In the spring of 1968, a small aerofoil appeared on the nose of the Lotus 49B at the Monaco Grand Prix. It was crude—a simple inverted wing borrowed from aviation principles—and it changed Formula 1 forever. In the 58 years since, aerodynamics has become the single most important performance differentiator in grand prix racing, consuming more engineering resource, generating more controversy, and producing more dramatic performance gains than any other technical discipline.
This is the story of that evolution: from the first tentative experiments with downforce to the sophisticated ground effect machines that define the current era of Formula 1.
The Wing Era (1968-1977)
Colin Chapman's initial aerofoils were mounted high above the car on spindly struts, connected directly to the suspension uprights to bypass the sprung mass entirely. The performance gain was immediate and dramatic—lap times at some circuits dropped by two seconds overnight. But the structural failures were equally dramatic. At the 1969 Spanish Grand Prix, both Lotus cars suffered wing collapses at over 150 mph, prompting the FIA's first aerodynamic regulations.
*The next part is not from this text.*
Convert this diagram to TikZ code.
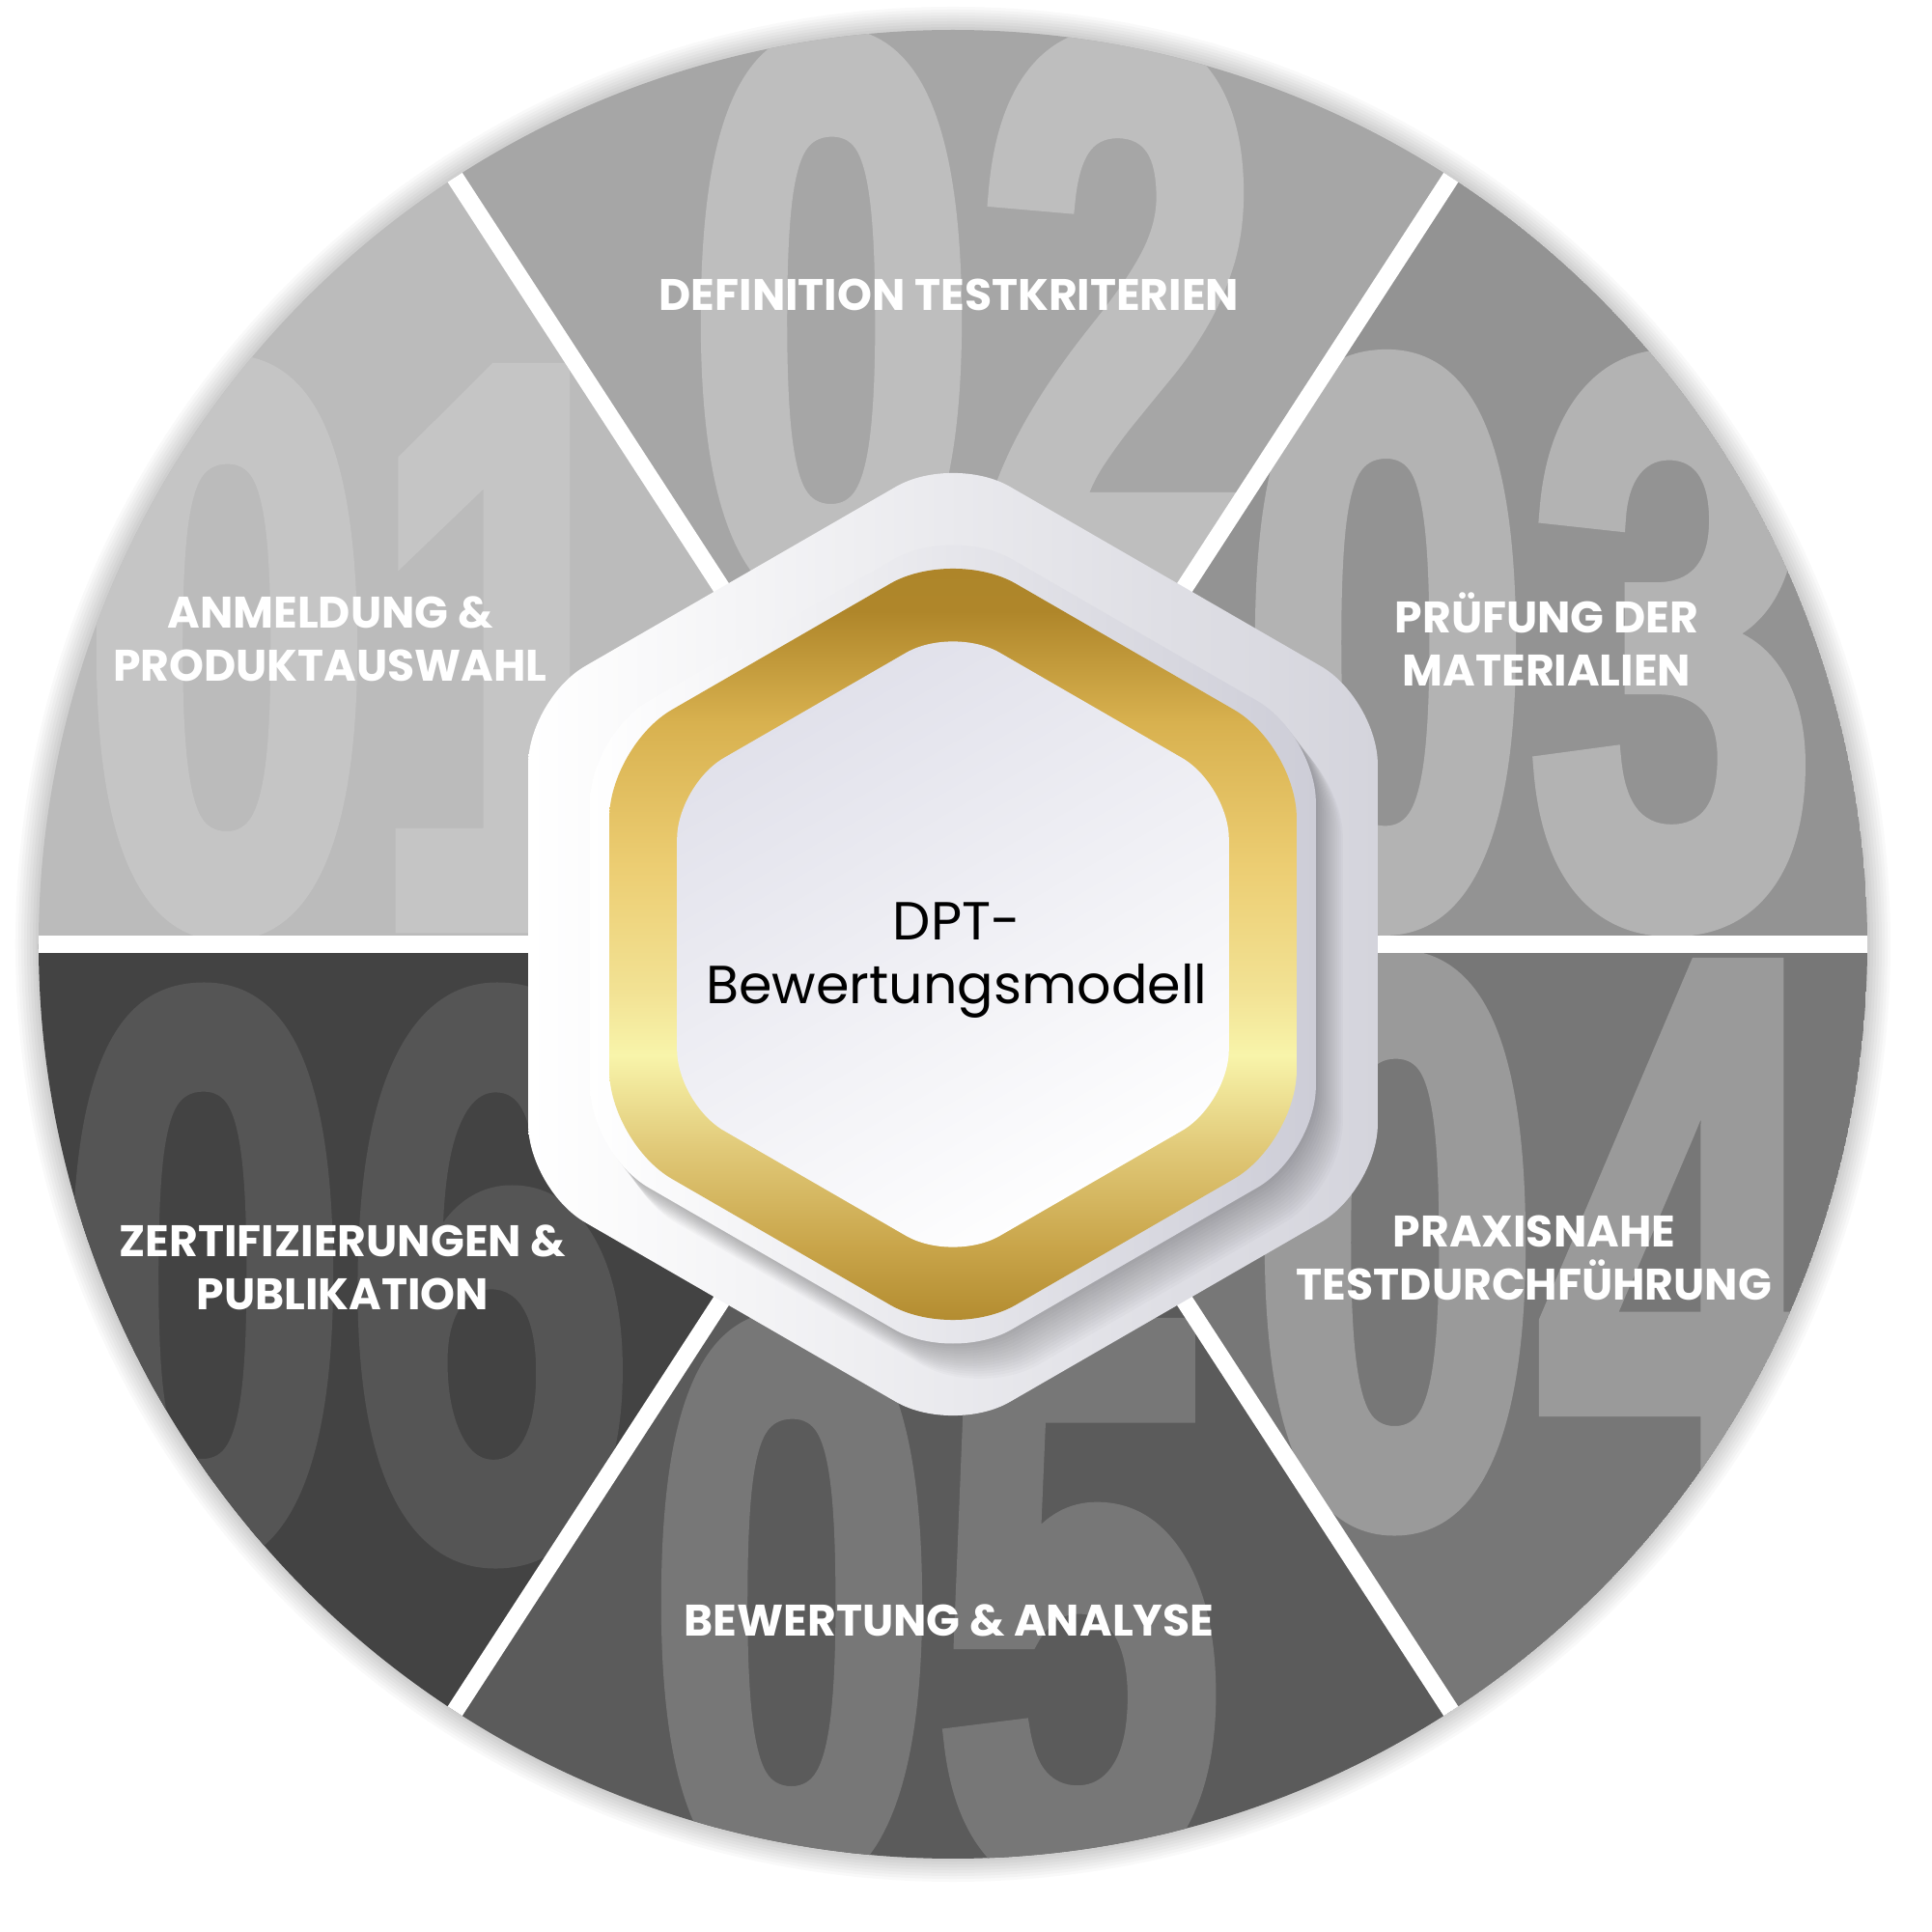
\documentclass[tikz,border=0pt]{standalone}
\usepackage{fontspec}
\setmainfont{Poppins}
\newfontfamily\digitfont{Liberation Sans Bold}[FakeBold=3]
\usetikzlibrary{positioning}

\definecolor{bgA}{HTML}{BBBBBB}\definecolor{fgA}{HTML}{C5C5C5}
\definecolor{bgB}{HTML}{A6A6A6}\definecolor{fgB}{HTML}{BEBEBE}
\definecolor{bgC}{HTML}{939393}\definecolor{fgC}{HTML}{B3B3B3}
\definecolor{bgD}{HTML}{777777}\definecolor{fgD}{HTML}{9A9A9A}
\definecolor{bgE}{HTML}{5B5B5B}\definecolor{fgE}{HTML}{777777}
\definecolor{bgF}{HTML}{434343}\definecolor{fgF}{HTML}{555555}
\definecolor{hexGrey}{HTML}{D4D4DC}
\definecolor{hexMid}{HTML}{CDCDD7}
\definecolor{hexLav}{HTML}{E0E0EA}
\definecolor{gA}{HTML}{AD8529}\definecolor{gB}{HTML}{C9A54A}
\definecolor{gC}{HTML}{E0C877}\definecolor{gD}{HTML}{F8F4AA}
\definecolor{gE}{HTML}{F2E294}\definecolor{gF}{HTML}{ECCD72}
\definecolor{gG}{HTML}{D8B14F}\definecolor{gH}{HTML}{AF862A}

\pgfdeclareverticalshading{goldring}{100bp}{color(0bp)=(gA); color(25bp)=(gA);
  color(31bp)=(gB); color(37bp)=(gC); color(43bp)=(gD); color(47bp)=(gE);
  color(55bp)=(gF); color(64bp)=(gG); color(71bp)=(gH); color(75bp)=(gA);
  color(100bp)=(gA)}

\begin{document}
\begin{tikzpicture}[
    hexpath/.style={insert path={(0:{#1*0.866}) -- (30:#1) -- (90:#1) -- (150:#1)
      -- (210:#1) -- (270:#1) -- (330:#1) -- cycle}},
    bignum/.style={inner sep=0pt, font=\digitfont\fontsize{234}{234}\selectfont},
    lbl/.style={text=white, align=center, inner sep=0pt,
      font=\bfseries\fontsize{13}{15.6}\selectfont},
    sepline/.style={white, line width=0.18cm}]
  \useasboundingbox (-9.87,-10.23) rectangle (10.13,9.78);
  \fill[white] (-9.87,-10.23) rectangle (10.13,9.78);

  \foreach \i in {1,...,8}
    \fill[black, opacity=0.022] (0,0) circle ({9.47+0.03*\i});

  \foreach \a/\b/\bg/\fg/\num/\nx/\ny in {
      123/180/bgA/fgA/01/-6.03/3.07, 57/123/bgB/fgB/02/0.23/6.46,
      0/57/bgC/fgC/03/5.97/3.12, -57/0/bgD/fgD/04/6.07/-3.09,
      -123/-57/bgE/fgE/05/-0.18/-6.82, -180/-123/bgF/fgF/06/-6.28/-3.43}{
    \begin{scope}
      \clip (0,0) -- (\a:9.47) arc[start angle=\a, end angle=\b, radius=9.47] -- cycle;
      \fill[\bg] (0,0) circle (9.47);
      \node[bignum, text=\fg] (n\num) at (\nx,\ny) {\scalebox{0.65}[1]{\num}};
    \end{scope}
  }
  \foreach \t in {0,57,123,180,237,303}
    \draw[sepline] (0,0) -- (\t:9.47);

  \node[lbl] (anmeldung) at (-6.45,3.16) {ANMELDUNG \&\\PRODUKTAUSWAHL};
  \node[lbl] (definition) at (-0.04,6.73) {DEFINITION TESTKRITERIEN};
  \node[lbl] (pruefung) at (6.15,3.16) {PRÜFUNG DER\\MATERIALIEN};
  \node[lbl] (praxis) at (6.02,-3.25) {PRAXISNAHE\\TESTDURCHFÜHRUNG};
  \node[lbl] (bewertung) at (-0.04,-7.00) {BEWERTUNG \& ANALYSE};
  \node[lbl] (zertifikat) at (-6.32,-3.35) {ZERTIFIZIERUNGEN \&\\PUBLIKATION};

  \shade[left color=white, right color=hexGrey, rounded corners=0.68cm] [hexpath=5.08];
  \foreach \i in {1,...,14}
    \fill[black, opacity=0.02, rounded corners=0.7cm, xshift={0.02cm*\i},
      yshift={-0.026cm*\i}] [hexpath=4.34];
  \shade[left color=white, right color=hexMid, rounded corners=0.7cm] [hexpath=4.34];
  \shade[shading=goldring, rounded corners=0.75cm] [hexpath=4.11];
  \shade[top color=hexLav, bottom color=white, shading angle=30, rounded corners=0.56cm]
    [hexpath=3.30];

  \node[align=center, inner sep=0pt, font=\fontsize{15.8}{18.8}\selectfont] (model)
    at (0.04,-0.17) {DPT-\\Bewertungsmodell};
\end{tikzpicture}
\end{document}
Through the 1970s, wings evolved rapidly. Rear wings grew wider, front wings more complex, and engineers began to understand the critical relationship between front and rear aerodynamic balance. The Tyrrell 006 and Brabham BT44 showcased increasingly refined wing profiles, while Ferrari's 312T introduced the concept of aerodynamic integration—designing the entire car body to contribute to downforce generation.
The Ground Effect Revolution (1977-1983)
Chapman's genius struck again in 1977 with the Lotus 78. By shaping the underside of the car as an inverted wing and sealing the edges with flexible skirts, Chapman discovered that the floor could generate far more downforce than wings alone—with significantly less drag. The Lotus 79, which followed in 1978, fully realised this concept and dominated the season.
The ground effect era produced some of the fastest and most dangerous cars in F1 history. The Brabham BT49, Williams FW07, and Lotus 80 pushed cornering speeds to unprecedented levels. But the safety implications were severe: if the seals broke or ride height changed unexpectedly, cars would lose all floor-generated downforce instantaneously, launching into catastrophic accidents. After several serious incidents, the FIA banned ground effect and mandated flat floors from 1983.
The Aero Arms Race (1983-2008)
With ground effect outlawed, engineers redirected their efforts upward. The 25-year period from 1983 to 2008 saw an exponential increase in above-car aerodynamic complexity. Multi-element front wings with dozens of individual components, elaborate bargeboards directing airflow beneath the car, and intricate rear wing endplate designs all became standard.
The Adrian Newey-designed Red Bull RB6 (2010) and McLaren MP4-20 (2005) represented the zenith of this approach—cars bristling with aerodynamic furniture that exploited every possible vortex and flow structure to extract downforce. But the complexity came at a cost: these cars were extremely sensitive to running in dirty air behind a rival, making overtaking nearly impossible and reducing the spectacle of racing.
The Return of Ground Effect (2022-Present)
In 2022, Formula 1 came full circle. New regulations mandated shaped underbodies with venturi tunnels—a controlled return to ground effect principles—while dramatically simplifying above-car aerodynamics. The goal was to reduce the dirty air wake behind cars by up to 50%, enabling closer racing.
The results have been mixed but broadly positive. Overtaking rates increased significantly in the first year. But the porpoising phenomenon—where cars bounce violently as the ground effect stalls and re-establishes at high speed—emerged as an unexpected and dangerous side effect that took teams two seasons to fully resolve.
Today's 2026-specification cars represent the most refined expression of ground effect in F1 history. With active aerodynamics now permitted on the front wing, and increasingly sophisticated suspension systems managing ride height to optimise floor performance, the engineering challenge has never been more complex or more fascinating.
From Chapman's first wing to the AI-optimised floor designs of 2026, the story of F1 aerodynamics is ultimately a story of human ingenuity—of engineers finding performance in the invisible medium of air, and regulators trying to keep pace with their creativity. It is a story that, sixty years on, shows no sign of reaching its final chapter.